Leaving the pictures out, print the lines from the first line of the listing through the line containing "import numpy as np", exactly as they read, and no others.

━━━━━ THE DATA ━━━━━

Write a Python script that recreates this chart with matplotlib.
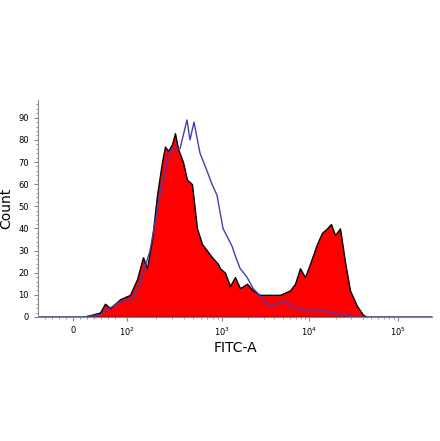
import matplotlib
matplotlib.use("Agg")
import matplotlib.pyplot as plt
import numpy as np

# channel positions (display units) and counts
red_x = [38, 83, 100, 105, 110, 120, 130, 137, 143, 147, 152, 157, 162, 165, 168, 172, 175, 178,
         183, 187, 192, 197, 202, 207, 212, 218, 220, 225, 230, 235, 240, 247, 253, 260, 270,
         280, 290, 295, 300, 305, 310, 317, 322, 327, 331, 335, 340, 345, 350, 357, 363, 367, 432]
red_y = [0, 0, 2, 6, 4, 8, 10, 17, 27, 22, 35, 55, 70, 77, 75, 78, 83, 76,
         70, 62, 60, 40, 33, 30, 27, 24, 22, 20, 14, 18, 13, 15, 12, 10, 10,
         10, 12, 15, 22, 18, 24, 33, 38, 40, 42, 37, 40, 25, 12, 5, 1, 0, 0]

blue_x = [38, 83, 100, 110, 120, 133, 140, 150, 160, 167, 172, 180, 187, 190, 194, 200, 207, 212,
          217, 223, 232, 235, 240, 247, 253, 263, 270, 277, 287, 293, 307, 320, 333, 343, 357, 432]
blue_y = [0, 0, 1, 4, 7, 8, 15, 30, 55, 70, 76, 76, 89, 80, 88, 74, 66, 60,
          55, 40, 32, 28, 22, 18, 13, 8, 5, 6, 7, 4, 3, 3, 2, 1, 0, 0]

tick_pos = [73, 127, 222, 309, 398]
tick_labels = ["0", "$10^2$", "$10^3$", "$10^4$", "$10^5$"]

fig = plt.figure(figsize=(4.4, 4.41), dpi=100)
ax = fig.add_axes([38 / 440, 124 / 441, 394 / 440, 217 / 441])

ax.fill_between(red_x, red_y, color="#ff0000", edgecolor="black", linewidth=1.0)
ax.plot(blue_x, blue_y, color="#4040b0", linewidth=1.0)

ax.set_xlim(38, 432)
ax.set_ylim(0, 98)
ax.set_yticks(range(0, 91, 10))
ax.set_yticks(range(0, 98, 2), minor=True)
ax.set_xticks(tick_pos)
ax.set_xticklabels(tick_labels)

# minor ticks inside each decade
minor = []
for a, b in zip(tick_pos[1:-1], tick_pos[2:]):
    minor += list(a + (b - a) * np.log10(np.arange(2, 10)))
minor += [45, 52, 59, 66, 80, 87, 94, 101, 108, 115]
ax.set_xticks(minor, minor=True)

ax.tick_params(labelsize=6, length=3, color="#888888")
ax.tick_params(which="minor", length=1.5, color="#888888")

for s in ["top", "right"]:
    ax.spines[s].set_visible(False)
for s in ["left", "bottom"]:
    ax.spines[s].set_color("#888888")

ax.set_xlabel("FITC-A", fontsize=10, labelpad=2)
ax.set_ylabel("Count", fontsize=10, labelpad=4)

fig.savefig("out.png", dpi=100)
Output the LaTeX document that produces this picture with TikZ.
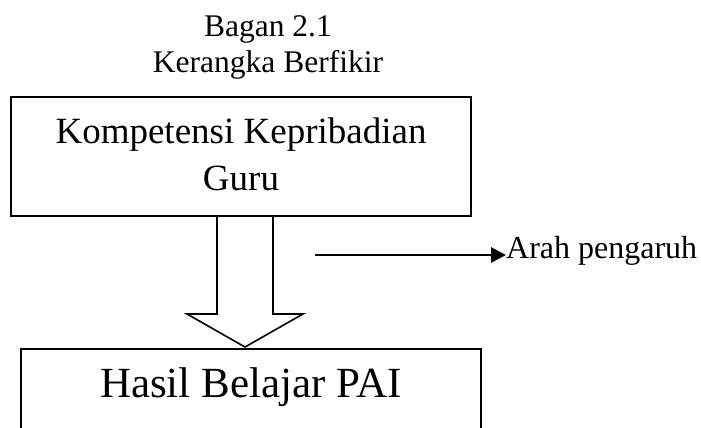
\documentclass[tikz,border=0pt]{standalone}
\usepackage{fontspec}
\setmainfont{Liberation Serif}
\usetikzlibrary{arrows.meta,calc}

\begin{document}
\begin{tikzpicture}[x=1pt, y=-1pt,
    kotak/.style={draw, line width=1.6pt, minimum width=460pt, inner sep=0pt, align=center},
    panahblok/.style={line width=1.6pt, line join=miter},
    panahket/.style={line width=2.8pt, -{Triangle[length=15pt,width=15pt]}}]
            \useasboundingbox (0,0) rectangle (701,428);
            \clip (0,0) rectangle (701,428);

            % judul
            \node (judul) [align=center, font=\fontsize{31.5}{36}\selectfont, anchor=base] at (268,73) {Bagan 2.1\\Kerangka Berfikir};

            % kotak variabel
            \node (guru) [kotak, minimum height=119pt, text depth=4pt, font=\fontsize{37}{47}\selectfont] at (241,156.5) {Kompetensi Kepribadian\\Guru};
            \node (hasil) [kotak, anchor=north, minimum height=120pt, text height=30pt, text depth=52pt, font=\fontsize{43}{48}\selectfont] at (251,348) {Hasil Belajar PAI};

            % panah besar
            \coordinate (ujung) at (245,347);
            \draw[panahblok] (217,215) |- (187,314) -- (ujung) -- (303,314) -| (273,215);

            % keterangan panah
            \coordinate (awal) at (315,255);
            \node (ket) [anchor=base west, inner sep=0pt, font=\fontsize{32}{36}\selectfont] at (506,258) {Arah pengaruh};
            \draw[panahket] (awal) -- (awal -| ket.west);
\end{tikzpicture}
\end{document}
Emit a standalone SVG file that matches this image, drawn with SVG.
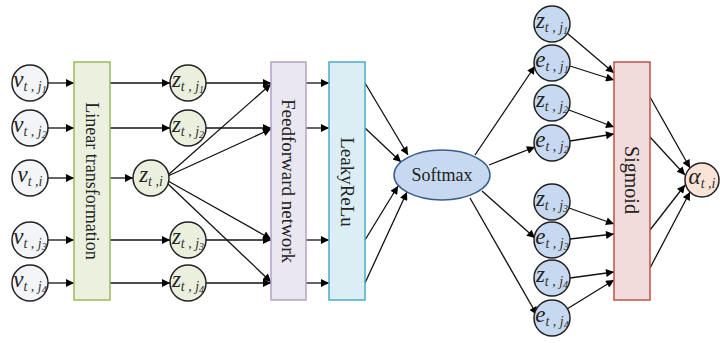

━━━━━

- CORRECT ANSWER:
Write a Python script that recreates this chart with matplotlib.
import matplotlib
matplotlib.use("Agg")
import matplotlib.pyplot as plt
import numpy as np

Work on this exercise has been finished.